The above redirects to the same URL-path, but strips the original query string if it matches any of those stated in the preceding conditions.

The QSD flag (Query String Discard) strips the original query string from the request. This is the preferred method on Apache 2.4. However, if you are still on Apache 2.2 then you would need to append an empty query string instead (as you are doing in your existing rule). For example:
RewriteRule ^ %{REQUEST_URI}? [R,L]

Note there is no OR flag on the last RewriteCond directive.

NB: You had included the query string add_to_wishlist=9486 twice in the list of URLs/query strings to remove.

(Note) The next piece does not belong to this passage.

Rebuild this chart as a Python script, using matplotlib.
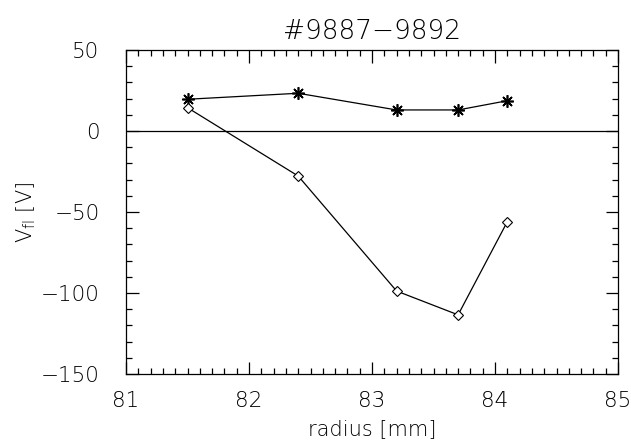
import matplotlib
matplotlib.use("Agg")
import matplotlib.pyplot as plt
from matplotlib.ticker import MultipleLocator

radius = [81.5, 82.4, 83.2, 83.7, 84.1]
vfl_star = [19.6, 23.3, 13.0, 13.0, 18.7]
vfl_diamond = [14.4, -27.8, -98.8, -113.5, -56.0]

plt.rcParams['font.family'] = ['DejaVu Sans']
plt.rcParams['font.weight'] = 'light'
plt.rcParams['axes.titleweight'] = 'light'
plt.rcParams['axes.labelweight'] = 'light'
plt.rcParams['mathtext.default'] = 'regular'
fig = plt.figure(figsize=(6.31, 4.45), dpi=100)
ax = fig.add_axes([0.1997, 0.1596, 0.7797, 0.728])

ax.plot(radius, vfl_star, color='black', lw=0.9, marker=(8, 2, 0), ms=9, mew=1.2)
ax.plot(radius, vfl_diamond, color='black', lw=0.9, marker='D', ms=5, mfc='white', mec='black', mew=0.8)
ax.axhline(0, color='black', lw=0.9)

ax.set_xlim(81, 85)
ax.set_ylim(-150, 50)
ax.xaxis.set_major_locator(MultipleLocator(1))
ax.xaxis.set_minor_locator(MultipleLocator(0.1))
ax.yaxis.set_major_locator(MultipleLocator(50))
ax.yaxis.set_minor_locator(MultipleLocator(10))
ax.tick_params(which='both', direction='in', top=True, right=True, labelsize=15.5, width=0.9)
ax.tick_params(which='major', length=9)
ax.tick_params(which='minor', length=4)
ax.tick_params(axis='y', which='major', pad=19)
ax.tick_params(axis='x', which='major', pad=12)
for s in ax.spines.values():
    s.set_linewidth(0.9)

ax.set_title('#9887\u22129892', fontsize=19, pad=8, fontweight='light')
ax.set_xlabel('radius [mm]', fontsize=15, labelpad=6, fontweight='light')
ax.set_ylabel('V$_{fl}$ [V]', fontsize=15, fontweight='light', va='center')
ax.yaxis.set_label_coords(-0.203, 0.5)

fig.savefig('out.png', dpi=100)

Test first with a 302 (temporary) redirect and only change to a 301 (permanent), if that is the intention, once you have confirmed that it works as intended. 301s are cached persistently by the browser so can make testing problematic.

Make sure the browser cache is cleared before testing.


Combining conditions using regex

Using regex, you could combine several of the conditions. For example, the following 4 conditions could be combined into one:

RewriteCond %{QUERY_STRING} =orderby=popularity [OR]
RewriteCond %{QUERY_STRING} =orderby=price-desc [OR]
RewriteCond %{QUERY_STRING} =orderby=date [OR]
RewriteCond %{QUERY_STRING} =orderby=menu_order [OR]

Is the same as (using regex alternation):

RewriteCond %{QUERY_STRING} ^orderby=(popularity|price-desc|date|menu_order)$ [OR]

UPDATE:

Is it possible to Remove everything (query string and parameters etc) from all URLs with something like * instead of hardcoding each query string?

To remove every query string from every URL (seriously?) then you can do the following (no, you don't use *):

RewriteCond %{QUERY_STRING} .
RewriteRule ^ %{REQUEST_URI} [QSD,R=302,L]

This removes any query string from any URL. The single dot (.) in the CondPattern matches a single character to check that there is a query string.

But this obviously removes the query strings you want to "keep" as well.

The regex character * is a quantifier that repeats the preceding token 0 or more times. (It is not a "wildcard-pattern".) It is not required here. You need to check that the query string is something, not nothing.

There are other options:

  • Reverse the logic and make exceptions for query strings you want to "keep" and remove the rest. But it depends which is the larger.
  • Don't match the query strings "exactly". And instead match URL parameter names, with any value.